Zimbabwe has been rocked by a series of strikes and protests as citizens pressure President Mugabe's government to provide employment as well as food to millions of citizens who are suffering. Stan Zvorwadza is a key leader of these brave fights against poor working conditions, non payment of civil servant salaries by the government, and the brutal harassment of street vendors.
Zvorwadza is the Director and founder of the National Vendors Initiative Trust of Zimbabwe—NAVUZ—a non-partisan organization that represents local vendors. Because the country’s unemployment rate hovers over 90%, many citizens have resorted to street vending in order to secure minimum food for themselves and their families.
Under Zvorwadza’s leadership, NAVUZ has not only instituted vendor programs but has also provided seed capital for small business projects. NAVUZ offers training in both entrepreneurship and human rights.
This has not gone over well with the government. Police have continually harassed and terrorized vendors, whom they see as posing a threat to a status quo that benefits governmental VIPs but not average citizens. The protests have increased the amount of police brutality, which in turn has increased the number of protests. Now many more people are taking to the streets.
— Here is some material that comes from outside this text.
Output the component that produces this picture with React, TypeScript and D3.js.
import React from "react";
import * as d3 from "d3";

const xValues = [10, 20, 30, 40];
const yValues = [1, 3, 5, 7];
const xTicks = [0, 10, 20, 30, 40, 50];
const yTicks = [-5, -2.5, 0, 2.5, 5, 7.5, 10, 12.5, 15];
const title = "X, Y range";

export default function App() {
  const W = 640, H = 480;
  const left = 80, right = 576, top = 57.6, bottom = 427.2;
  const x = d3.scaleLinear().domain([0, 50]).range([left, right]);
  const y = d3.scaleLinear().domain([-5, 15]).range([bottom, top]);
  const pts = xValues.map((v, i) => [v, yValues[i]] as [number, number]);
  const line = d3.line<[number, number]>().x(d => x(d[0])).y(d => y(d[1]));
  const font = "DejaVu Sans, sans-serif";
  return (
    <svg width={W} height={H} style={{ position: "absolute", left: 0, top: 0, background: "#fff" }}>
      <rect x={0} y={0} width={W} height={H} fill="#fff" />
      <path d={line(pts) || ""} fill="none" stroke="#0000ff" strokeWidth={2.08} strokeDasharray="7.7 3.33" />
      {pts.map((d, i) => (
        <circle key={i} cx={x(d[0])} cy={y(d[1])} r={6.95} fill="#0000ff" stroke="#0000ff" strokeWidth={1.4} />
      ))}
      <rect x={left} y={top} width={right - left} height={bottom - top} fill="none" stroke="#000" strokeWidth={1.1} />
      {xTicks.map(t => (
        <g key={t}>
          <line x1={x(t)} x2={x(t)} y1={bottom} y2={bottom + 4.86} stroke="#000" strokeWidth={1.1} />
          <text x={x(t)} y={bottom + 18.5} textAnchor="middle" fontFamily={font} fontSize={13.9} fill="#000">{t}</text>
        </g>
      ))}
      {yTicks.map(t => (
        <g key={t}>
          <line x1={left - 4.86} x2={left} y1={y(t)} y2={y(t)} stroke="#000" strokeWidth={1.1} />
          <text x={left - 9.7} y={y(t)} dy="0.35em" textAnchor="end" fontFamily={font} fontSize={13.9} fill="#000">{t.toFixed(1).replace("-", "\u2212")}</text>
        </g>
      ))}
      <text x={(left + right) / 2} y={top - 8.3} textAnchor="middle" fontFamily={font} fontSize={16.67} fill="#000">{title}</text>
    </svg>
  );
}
Zvorwadza was staging a demonstration recently agaisnt corruption by the country’s Vice-President when he was arrested and assaulted by police, who broke his arm. Broken arm or not, Zvorwadza is steadfast: “As long as the government is failing to provide its citizens with basic human rights,” he says, “I will not be intimidated into giving up the fight. People are suffering in this country and enough is enough. We are tired of this government.”